Evangelical reckonings
Randall Balmer, David Gushee, and Tim Alberta diagnose what’s gone wrong.
Saving Faith
How American Christianity Can Reclaim Its Prophetic Voice
Defending Democracy from Its Christian Enemies
The Kingdom, the Power, and the Glory
American Evangelicals in an Age of Extremism
What more can we say about evangelicalism? This is the perennial question for religious scholars of the past decade.
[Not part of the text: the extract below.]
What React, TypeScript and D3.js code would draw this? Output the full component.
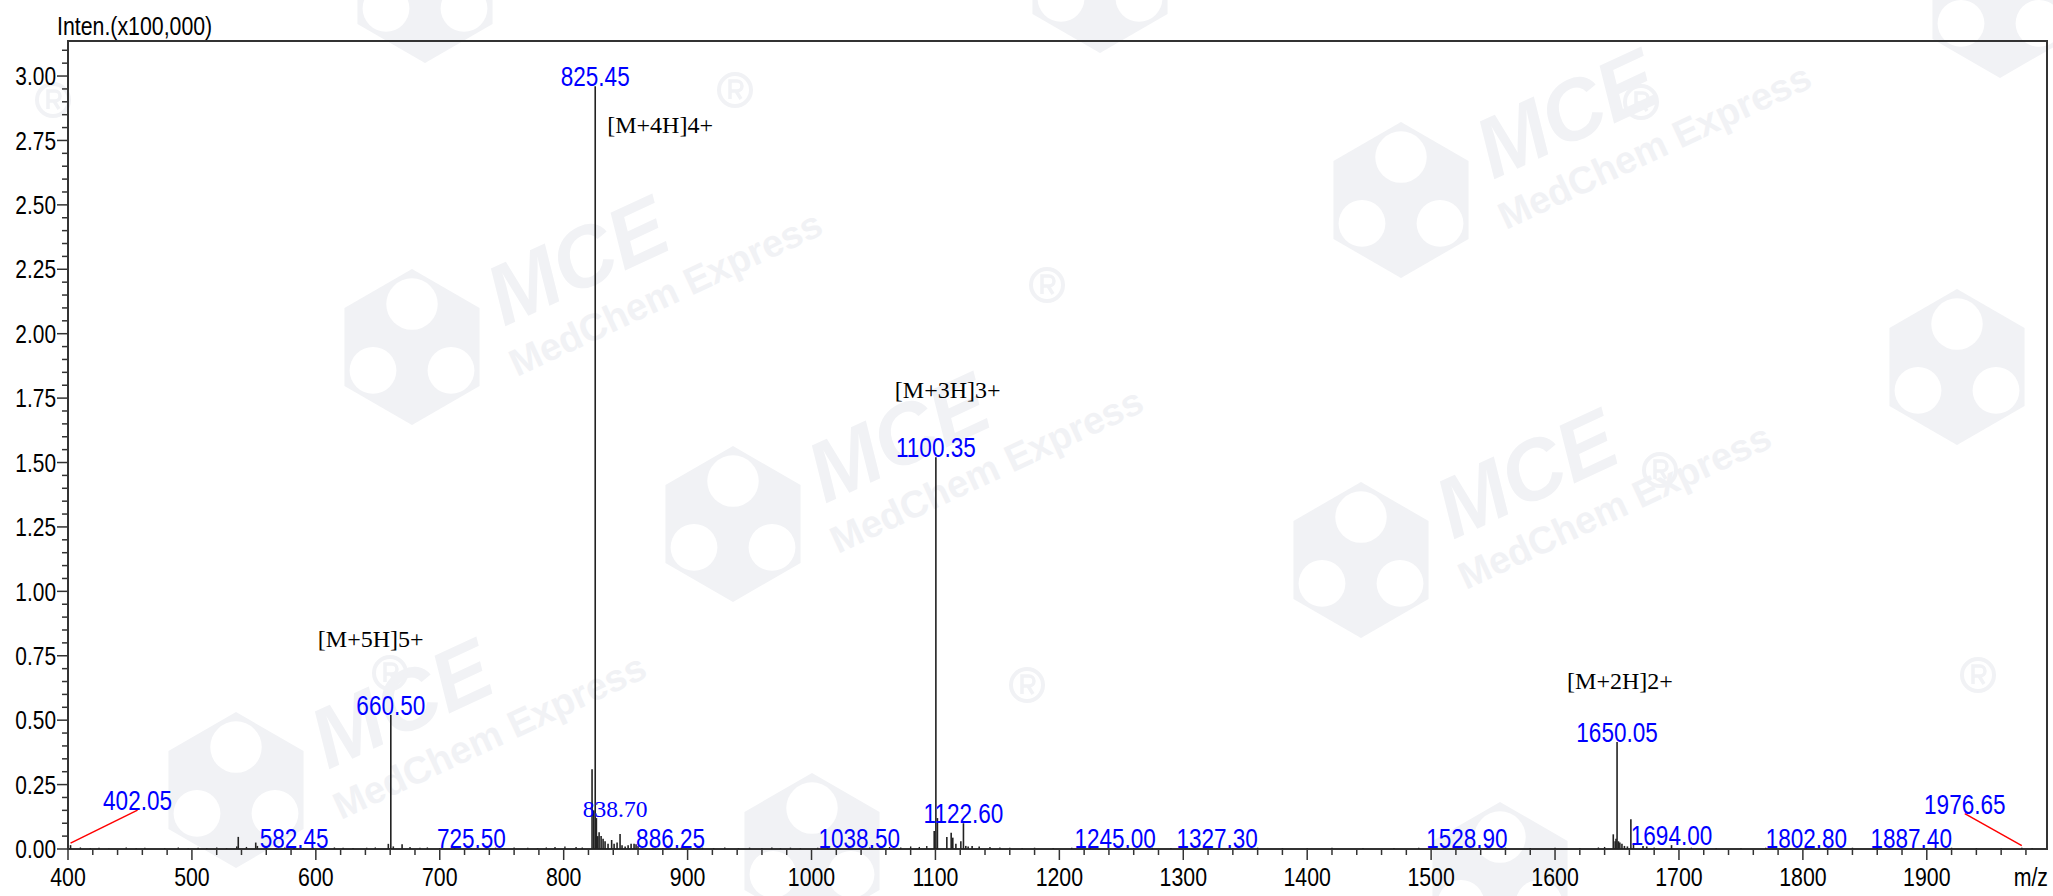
import React from 'react';
import * as d3 from 'd3';

const W = 2053;
const H = 896;

// ---- data ----
const peakMz = [
  402.05, 536.2, 537.4, 551.5, 552.8, 582.45, 658.5, 660.5, 662.5, 669.6, 725.5,
  822.9, 824.3, 825.45, 826.4, 827.5, 828.6, 830.2, 831.8, 833.4, 835.8, 838.7, 840.7,
  843.1, 845.5, 847.1, 849.6, 852.0, 854.4, 856.8, 858.4, 860.0, 886.25, 1038.5,
  1099.0, 1100.35, 1101.6, 1109.2, 1112.7, 1114.0, 1116.5, 1120.5, 1122.6, 1124.5,
  1126.4, 1129.6, 1135.3, 1245.0, 1327.3, 1528.9, 1647.0, 1648.5, 1649.2, 1650.05,
  1651.2, 1652.3, 1654.0, 1656.0, 1658.4, 1661.2, 1663.3, 1671.0, 1674.0, 1694.0,
  1802.8, 1887.4, 1976.65,
];
const peakInt = [
  0.015, 0.01, 0.047, 0.025, 0.012, 0.004, 0.02, 0.52, 0.01, 0.018, 0.004,
  0.31, 0.15, 2.96, 0.12, 0.05, 0.065, 0.05, 0.04, 0.03, 0.02, 0.035, 0.02,
  0.025, 0.058, 0.015, 0.01, 0.015, 0.02, 0.02, 0.018, 0.012, 0.004, 0.004,
  0.07, 1.52, 0.12, 0.047, 0.063, 0.044, 0.02, 0.03, 0.1, 0.012,
  0.01, 0.012, 0.01, 0.004, 0.004, 0.004, 0.057, 0.03, 0.04, 0.415,
  0.03, 0.025, 0.02, 0.012, 0.01, 0.115, 0.02, 0.012, 0.01, 0.015,
  0.004, 0.004, 0.005,
];
const noiseMz = [
  410, 418, 425, 433, 447, 455, 462, 478, 489, 497, 505, 512, 520, 528, 544, 560, 568,
  575, 590, 598, 607, 615, 622, 630, 641, 648, 676, 684, 690, 700, 712, 738, 745, 752,
  760, 771, 779, 786, 793, 801, 810, 815, 872, 880, 895, 905, 912, 921, 930, 941, 950,
  960, 968, 975, 983, 991, 1005, 1013, 1022, 1030, 1047, 1055, 1063, 1072, 1080, 1087,
  1093, 1144, 1152, 1160, 1170, 1180, 1195, 1210, 1225, 1260, 1275, 1290, 1305, 1340,
  1360, 1380, 1400, 1420, 1445, 1470, 1490, 1510, 1545, 1560, 1580, 1600, 1620, 1635,
  1640, 1680, 1710, 1730, 1750, 1770, 1790, 1820, 1840, 1860, 1900, 1920, 1940, 1960, 1985,
];
const noiseInt = [
  0.006, 0.004, 0.005, 0.003, 0.006, 0.004, 0.005, 0.004, 0.006, 0.003, 0.005, 0.004, 0.006, 0.004, 0.008, 0.005, 0.004,
  0.006, 0.004, 0.005, 0.004, 0.006, 0.005, 0.004, 0.005, 0.006, 0.008, 0.005, 0.006, 0.004, 0.005, 0.004, 0.005,
  0.004, 0.006, 0.005, 0.004, 0.006, 0.008, 0.01, 0.008, 0.006, 0.005, 0.004, 0.006, 0.004, 0.005, 0.004, 0.006, 0.004,
  0.005, 0.004, 0.006, 0.004, 0.005, 0.004, 0.005, 0.006, 0.004, 0.005, 0.006, 0.004, 0.008, 0.006, 0.01, 0.008,
  0.012, 0.008, 0.006, 0.005, 0.004, 0.005, 0.004, 0.005, 0.004, 0.004, 0.005, 0.004, 0.004, 0.004,
  0.005, 0.004, 0.004, 0.005, 0.004, 0.004, 0.005, 0.004, 0.004, 0.005, 0.004, 0.005, 0.004, 0.006,
  0.008, 0.006, 0.005, 0.004, 0.004, 0.005, 0.004, 0.004, 0.005, 0.004, 0.004, 0.005, 0.004, 0.004, 0.004,
];
const labelMz = [
  402.05, 582.45, 660.5, 725.5, 825.45, 886.25, 1038.5, 1100.35, 1122.6, 1245.0,
  1327.3, 1528.9, 1650.05, 1694.0, 1802.8, 1887.4, 1976.65,
];
const serifLabelMz = [838.7];
const ionLabels = ['[M+5H]5+', '[M+4H]4+', '[M+3H]3+', '[M+2H]2+'];
const ionMz = [660.5, 825.45, 1100.35, 1650.05];
const yTickValues = [0, 0.25, 0.5, 0.75, 1.0, 1.25, 1.5, 1.75, 2.0, 2.25, 2.5, 2.75, 3.0];
const xTickValues = [400, 500, 600, 700, 800, 900, 1000, 1100, 1200, 1300, 1400, 1500, 1600, 1700, 1800, 1900];

// ---- layout (not data) ----
const L = 68, R = 2047, T = 41, B = 849;
const leaderOffsets: Record<string, [number, number]> = { '402.05': [67, -35], '1976.65': [-57, -34] };
const serifOffsets: [number, number][] = [[3.5, -23]];
const ionOffsets: [number, number][] = [[-73, -68], [12, 47], [-41, -59], [-50, -53]];
const WM = '#f1f2f5';
const wmFull: [number, number][] = [
  [412, 347], [733, 524], [1401, 200], [1361, 560], [236, 790],
];
const wmLogo: [number, number][] = [
  [425, -15], [1100, -25], [2000, 0], [1957, 367], [812, 851], [1500, 880],
];
const wmMark: [number, number][] = [
  [53, 100], [735, 90], [1641, 102], [390, 673], [1027, 685], [1978, 675], [1047, 285], [1660, 470],
];

const SANS = "'Liberation Sans', Arial, sans-serif";
const SERIF = "'Liberation Serif', 'Times New Roman', serif";

function NText(props: { x: number; y: number; size: number; anchor?: string; fill?: string; children: React.ReactNode; dy?: string }) {
  const { x, y, size, anchor = 'start', fill = '#000', children, dy } = props;
  return (
    <text transform={`translate(${x},${y}) scale(0.82,1)`} fontFamily={SANS} fontSize={size}
      textAnchor={anchor as any} fill={fill} dy={dy}>{children}</text>
  );
}

function Logo({ x, y }: { x: number; y: number }) {
  const r = 78;
  const hex = d3.range(6).map(i => {
    const a = Math.PI / 3 * i - Math.PI / 2;
    return [r * Math.cos(a), r * Math.sin(a)];
  });
  return (
    <g transform={`translate(${x},${y})`}>
      <path d={'M' + hex.map(p => p.join(',')).join('L') + 'Z'} fill={WM} />
      <circle cx={0} cy={-r * 0.55} r={r * 0.33} fill="#fff" />
      <circle cx={-r * 0.5} cy={r * 0.3} r={r * 0.3} fill="#fff" />
      <circle cx={r * 0.5} cy={r * 0.3} r={r * 0.3} fill="#fff" />
    </g>
  );
}

function Mark({ x, y }: { x: number; y: number }) {
  return (
    <g transform={`translate(${x},${y})`}>
      <circle r={16} fill="none" stroke={WM} strokeWidth={4} />
      <path d="M-5,9V-9H2A5,5 0 0 1 2,1H-5M1,1L6,9" fill="none" stroke={WM} strokeWidth={3.5} />
    </g>
  );
}

function Watermark({ x, y }: { x: number; y: number }) {
  return (
    <g>
      <Logo x={x} y={y} />
      <g transform={`translate(${x + 92},${y - 20}) rotate(-25)`}>
        <text x={0} y={0} fontFamily={SANS} fontWeight="bold" fontStyle="italic" fontSize={85} fill={WM}>MCE</text>
      </g>
      <g transform={`translate(${x + 105},${y + 30}) rotate(-25)`}>
        <text x={0} y={0} fontFamily={SANS} fontWeight="bold" fontSize={38} fill={WM}>MedChem Express</text>
      </g>
    </g>
  );
}

export default function App() {
  const x = d3.scaleLinear().domain([400, 1997]).range([L, R]);
  const y = d3.scaleLinear().domain([0, 3.136]).range([B, T]);
  const yMinor = d3.range(0, 3.1001, 0.05);
  const xMinor = d3.range(400, 1997, 20);
  const intOf = (mz: number) => peakInt[peakMz.indexOf(mz)] ?? 0;

  return (
    <svg width={W} height={H} style={{ position: 'absolute', left: 0, top: 0, background: '#fff' }}>
      <rect width={W} height={H} fill="#fff" />
      <defs>
        <clipPath id="plot"><rect x={L} y={T} width={R - L} height={B - T} /></clipPath>
      </defs>
      <g>
        {wmLogo.map(([wx, wy], i) => <Logo key={'l' + i} x={wx} y={wy} />)}
        {wmFull.map(([wx, wy], i) => <Watermark key={'w' + i} x={wx} y={wy} />)}
        {wmMark.map(([wx, wy], i) => <Mark key={'m' + i} x={wx} y={wy} />)}
      </g>

      {/* frame */}
      <rect x={L} y={T} width={R - L} height={B - T} fill="none" stroke="#333" strokeWidth={2} />

      {/* y axis */}
      {yMinor.map((v, i) => {
        const major = Math.abs(v / 0.25 - Math.round(v / 0.25)) < 1e-6;
        return <line key={i} x1={major ? L - 11 : L - 6} x2={L} y1={y(v)} y2={y(v)} stroke="#333" strokeWidth={1.5} />;
      })}
      {yTickValues.map(v => (
        <NText key={v} x={L - 12} y={y(v)} size={25.5} anchor="end" dy="0.36em">{v.toFixed(2)}</NText>
      ))}
      <NText x={57} y={35} size={26}>Inten.(x100,000)</NText>

      {/* x axis */}
      {xMinor.map((v, i) => {
        const major = v % 100 === 0;
        return <line key={i} x1={x(v)} x2={x(v)} y1={B} y2={B + (major ? 11 : 6)} stroke="#333" strokeWidth={1.5} />;
      })}
      {xTickValues.map(v => (
        <NText key={v} x={x(v)} y={886} size={26} anchor="middle">{String(v)}</NText>
      ))}
      <NText x={2048} y={886} size={26} anchor="end">m/z</NText>

      {/* spectrum sticks */}
      <g clipPath="url(#plot)">
        {noiseMz.map((m, i) => (
          <line key={'n' + i} x1={x(m)} x2={x(m)} y1={B} y2={y(noiseInt[i])} stroke="#222" strokeWidth={1.4} />
        ))}
        {peakMz.map((m, i) => (
          <line key={'p' + i} x1={x(m)} x2={x(m)} y1={B} y2={y(peakInt[i])} stroke="#222" strokeWidth={1.6} />
        ))}
      </g>

      {/* peak labels */}
      {labelMz.map(m => {
        const key = m.toFixed(2);
        const px = x(m), py = y(intOf(m));
        const off = leaderOffsets[key];
        if (off) {
          return (
            <g key={key}>
              <line x1={px} y1={py - 2} x2={px + off[0]} y2={py + off[1]} stroke="#ff0000" strokeWidth={1.5} />
              <NText x={px + off[0]} y={py + off[1]} size={27.5} anchor="middle" fill="#0000ff">{key}</NText>
            </g>
          );
        }
        return <NText key={key} x={px} y={py} size={27.5} anchor="middle" fill="#0000ff">{key}</NText>;
      })}
      {serifLabelMz.map((m, i) => (
        <text key={m} x={x(m) + serifOffsets[i][0]} y={y(intOf(m)) + serifOffsets[i][1]} fontFamily={SERIF}
          fontSize={23.5} textAnchor="middle" fill="#0000ff">{m.toFixed(2)}</text>
      ))}
      {ionLabels.map((t, i) => (
        <text key={t} x={x(ionMz[i]) + ionOffsets[i][0]} y={y(intOf(ionMz[i])) + ionOffsets[i][1]}
          fontFamily={SERIF} fontSize={24} fill="#000">{t}</text>
      ))}
    </svg>
  );
}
While the answer may very well be “not much,” evangelicals continue to give historians, scholars, and public commentators ample source material for the next book.
Indeed, an incredible number of commentaries, histories, and analyses of American evangelicalism were released in 2023. This shelf includes heartfelt memoirs such as Beth Moore’s All My Knotted-Up Life, sociological examinations of Christian nationalism such as Andrew Whitehead’s American Idolatry, counter-histories of the evangelical story such as Isaac Sharp’s The Other Evangelicals, and inspired imaginings of what evangelicalism might be, such as Karen Swallow Prior’s The Evangelical Imagination and Russell Moore’s Losing Our Religion.
The vast majority of texts written about American evangelicalism in the past year came from White male scholars located in and around the evangelical tradition. When women do bring their voices to the conversation, it is often out of a position of disenfranchisement or outright abuse from their evangelical community. (It is no surprise that women writing about evangelicalism are often the ones who offer a more fruitful and robust vision of the tradition.)